## Data lines
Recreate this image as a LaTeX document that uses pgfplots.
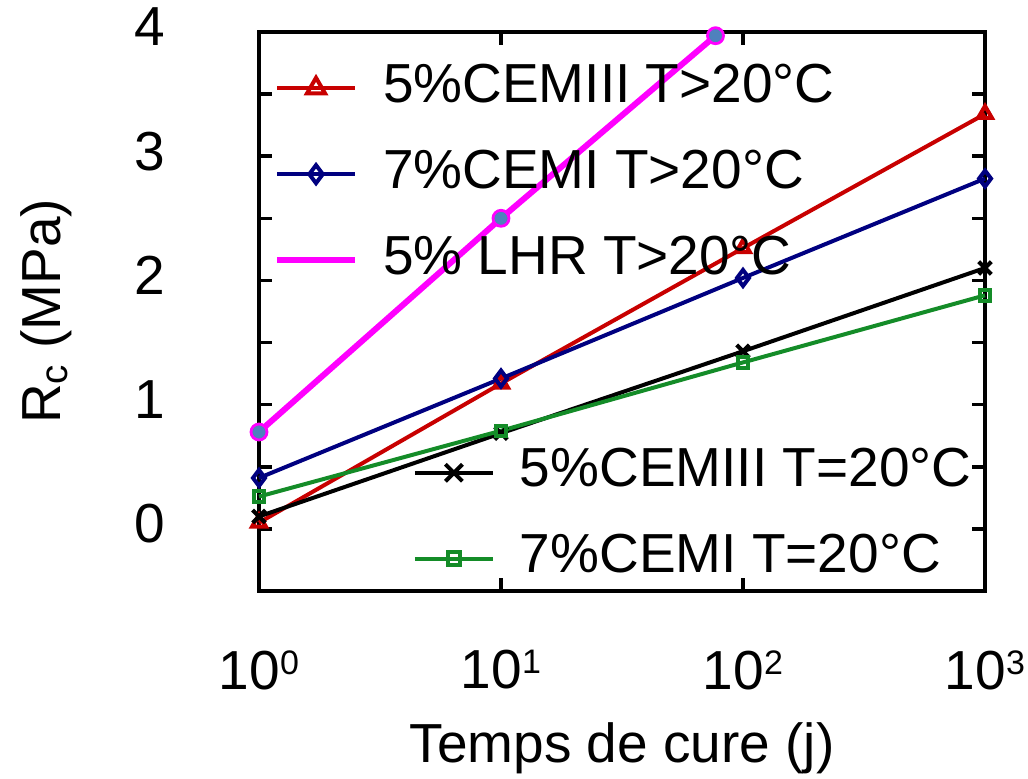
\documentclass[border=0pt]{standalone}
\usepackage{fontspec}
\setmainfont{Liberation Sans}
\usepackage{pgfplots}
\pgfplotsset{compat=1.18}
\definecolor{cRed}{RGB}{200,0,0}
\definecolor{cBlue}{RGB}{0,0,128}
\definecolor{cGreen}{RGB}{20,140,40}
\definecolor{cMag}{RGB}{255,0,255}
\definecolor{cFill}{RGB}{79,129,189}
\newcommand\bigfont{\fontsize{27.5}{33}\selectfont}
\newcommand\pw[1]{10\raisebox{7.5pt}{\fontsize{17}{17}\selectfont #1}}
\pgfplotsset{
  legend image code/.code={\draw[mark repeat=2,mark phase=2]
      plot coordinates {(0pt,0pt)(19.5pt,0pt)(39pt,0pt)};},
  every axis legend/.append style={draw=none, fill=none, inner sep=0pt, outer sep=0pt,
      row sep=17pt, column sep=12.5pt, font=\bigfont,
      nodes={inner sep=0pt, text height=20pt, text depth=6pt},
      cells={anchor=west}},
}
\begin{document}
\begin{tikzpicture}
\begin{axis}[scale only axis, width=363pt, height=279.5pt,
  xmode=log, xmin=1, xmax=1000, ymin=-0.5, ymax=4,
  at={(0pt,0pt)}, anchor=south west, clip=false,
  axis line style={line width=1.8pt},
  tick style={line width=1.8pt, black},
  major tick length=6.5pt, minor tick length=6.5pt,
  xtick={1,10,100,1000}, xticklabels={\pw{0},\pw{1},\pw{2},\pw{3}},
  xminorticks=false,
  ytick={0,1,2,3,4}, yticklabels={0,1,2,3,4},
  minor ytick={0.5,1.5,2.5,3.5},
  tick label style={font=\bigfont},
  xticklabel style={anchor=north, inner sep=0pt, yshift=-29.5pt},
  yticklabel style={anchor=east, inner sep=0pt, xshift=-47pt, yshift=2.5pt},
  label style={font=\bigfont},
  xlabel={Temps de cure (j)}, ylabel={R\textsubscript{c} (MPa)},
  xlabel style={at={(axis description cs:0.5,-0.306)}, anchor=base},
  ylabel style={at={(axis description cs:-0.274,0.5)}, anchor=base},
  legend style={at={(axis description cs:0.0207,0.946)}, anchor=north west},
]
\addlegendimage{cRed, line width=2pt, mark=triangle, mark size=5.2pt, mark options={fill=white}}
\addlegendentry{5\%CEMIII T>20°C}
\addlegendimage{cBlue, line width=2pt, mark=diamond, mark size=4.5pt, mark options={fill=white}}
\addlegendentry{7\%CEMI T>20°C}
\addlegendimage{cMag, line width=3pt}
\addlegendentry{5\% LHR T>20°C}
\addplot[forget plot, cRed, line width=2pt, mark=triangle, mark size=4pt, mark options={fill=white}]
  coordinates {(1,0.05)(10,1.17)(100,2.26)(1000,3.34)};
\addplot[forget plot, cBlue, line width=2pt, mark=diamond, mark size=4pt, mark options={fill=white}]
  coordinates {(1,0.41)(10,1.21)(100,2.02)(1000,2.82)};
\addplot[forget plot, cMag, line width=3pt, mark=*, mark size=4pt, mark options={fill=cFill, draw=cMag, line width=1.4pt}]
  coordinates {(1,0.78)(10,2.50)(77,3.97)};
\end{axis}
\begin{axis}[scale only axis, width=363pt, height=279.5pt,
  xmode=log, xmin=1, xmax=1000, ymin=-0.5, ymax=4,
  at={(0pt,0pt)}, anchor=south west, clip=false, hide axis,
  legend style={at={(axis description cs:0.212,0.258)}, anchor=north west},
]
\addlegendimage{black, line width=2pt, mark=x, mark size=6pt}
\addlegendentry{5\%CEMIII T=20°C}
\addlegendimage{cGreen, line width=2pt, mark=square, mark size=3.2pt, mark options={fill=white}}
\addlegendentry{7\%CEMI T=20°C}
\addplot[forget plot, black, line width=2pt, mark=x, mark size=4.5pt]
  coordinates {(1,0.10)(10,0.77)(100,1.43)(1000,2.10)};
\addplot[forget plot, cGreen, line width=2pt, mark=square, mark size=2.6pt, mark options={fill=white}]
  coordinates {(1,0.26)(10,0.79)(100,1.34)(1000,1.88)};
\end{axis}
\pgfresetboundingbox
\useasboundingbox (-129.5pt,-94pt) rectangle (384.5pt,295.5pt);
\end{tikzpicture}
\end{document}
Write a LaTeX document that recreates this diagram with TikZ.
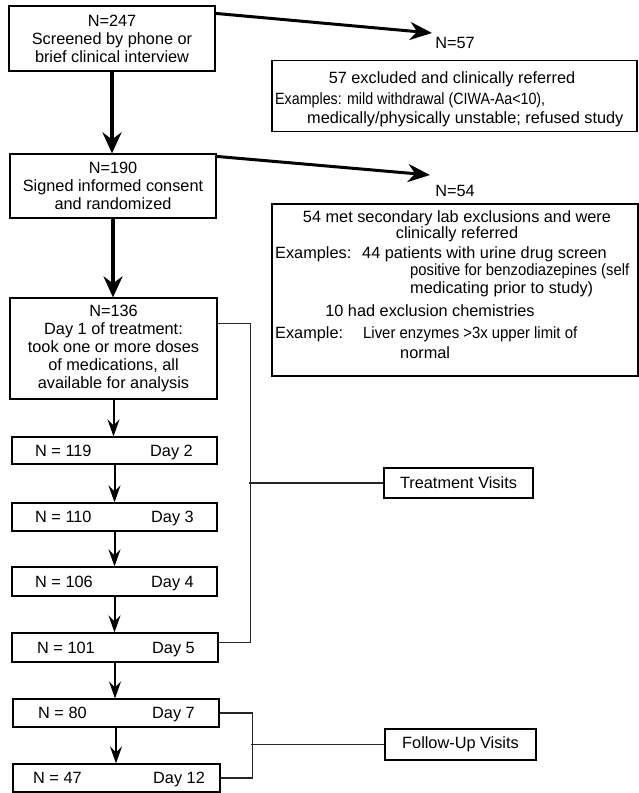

## Goal
Retype all the records shown above, character for character. Omit every picture.

## Final result
Recreate this image as a LaTeX document that uses pgfplots.
\documentclass[border=0pt]{standalone}
\usepackage{fontspec}
\setmainfont{Liberation Sans}
\usepackage{pgfplots}
\pgfplotsset{compat=1.18}
\definecolor{cRed}{RGB}{200,0,0}
\definecolor{cBlue}{RGB}{0,0,128}
\definecolor{cGreen}{RGB}{20,140,40}
\definecolor{cMag}{RGB}{255,0,255}
\definecolor{cFill}{RGB}{79,129,189}
\newcommand\bigfont{\fontsize{27.5}{33}\selectfont}
\newcommand\pw[1]{10\raisebox{7.5pt}{\fontsize{17}{17}\selectfont #1}}
\pgfplotsset{
  legend image code/.code={\draw[mark repeat=2,mark phase=2]
      plot coordinates {(0pt,0pt)(19.5pt,0pt)(39pt,0pt)};},
  every axis legend/.append style={draw=none, fill=none, inner sep=0pt, outer sep=0pt,
      row sep=17pt, column sep=12.5pt, font=\bigfont,
      nodes={inner sep=0pt, text height=20pt, text depth=6pt},
      cells={anchor=west}},
}
\begin{document}
\begin{tikzpicture}
\begin{axis}[scale only axis, width=363pt, height=279.5pt,
  xmode=log, xmin=1, xmax=1000, ymin=-0.5, ymax=4,
  at={(0pt,0pt)}, anchor=south west, clip=false,
  axis line style={line width=1.8pt},
  tick style={line width=1.8pt, black},
  major tick length=6.5pt, minor tick length=6.5pt,
  xtick={1,10,100,1000}, xticklabels={\pw{0},\pw{1},\pw{2},\pw{3}},
  xminorticks=false,
  ytick={0,1,2,3,4}, yticklabels={0,1,2,3,4},
  minor ytick={0.5,1.5,2.5,3.5},
  tick label style={font=\bigfont},
  xticklabel style={anchor=north, inner sep=0pt, yshift=-29.5pt},
  yticklabel style={anchor=east, inner sep=0pt, xshift=-47pt, yshift=2.5pt},
  label style={font=\bigfont},
  xlabel={Temps de cure (j)}, ylabel={R\textsubscript{c} (MPa)},
  xlabel style={at={(axis description cs:0.5,-0.306)}, anchor=base},
  ylabel style={at={(axis description cs:-0.274,0.5)}, anchor=base},
  legend style={at={(axis description cs:0.0207,0.946)}, anchor=north west},
]
\addlegendimage{cRed, line width=2pt, mark=triangle, mark size=5.2pt, mark options={fill=white}}
\addlegendentry{5\%CEMIII T>20°C}
\addlegendimage{cBlue, line width=2pt, mark=diamond, mark size=4.5pt, mark options={fill=white}}
\addlegendentry{7\%CEMI T>20°C}
\addlegendimage{cMag, line width=3pt}
\addlegendentry{5\% LHR T>20°C}
\addplot[forget plot, cRed, line width=2pt, mark=triangle, mark size=4pt, mark options={fill=white}]
  coordinates {(1,0.05)(10,1.17)(100,2.26)(1000,3.34)};
\addplot[forget plot, cBlue, line width=2pt, mark=diamond, mark size=4pt, mark options={fill=white}]
  coordinates {(1,0.41)(10,1.21)(100,2.02)(1000,2.82)};
\addplot[forget plot, cMag, line width=3pt, mark=*, mark size=4pt, mark options={fill=cFill, draw=cMag, line width=1.4pt}]
  coordinates {(1,0.78)(10,2.50)(77,3.97)};
\end{axis}
\begin{axis}[scale only axis, width=363pt, height=279.5pt,
  xmode=log, xmin=1, xmax=1000, ymin=-0.5, ymax=4,
  at={(0pt,0pt)}, anchor=south west, clip=false, hide axis,
  legend style={at={(axis description cs:0.212,0.258)}, anchor=north west},
]
\addlegendimage{black, line width=2pt, mark=x, mark size=6pt}
\addlegendentry{5\%CEMIII T=20°C}
\addlegendimage{cGreen, line width=2pt, mark=square, mark size=3.2pt, mark options={fill=white}}
\addlegendentry{7\%CEMI T=20°C}
\addplot[forget plot, black, line width=2pt, mark=x, mark size=4.5pt]
  coordinates {(1,0.10)(10,0.77)(100,1.43)(1000,2.10)};
\addplot[forget plot, cGreen, line width=2pt, mark=square, mark size=2.6pt, mark options={fill=white}]
  coordinates {(1,0.26)(10,0.79)(100,1.34)(1000,1.88)};
\end{axis}
\pgfresetboundingbox
\useasboundingbox (-129.5pt,-94pt) rectangle (384.5pt,295.5pt);
\end{tikzpicture}
\end{document}
Write a LaTeX document that recreates this diagram with TikZ.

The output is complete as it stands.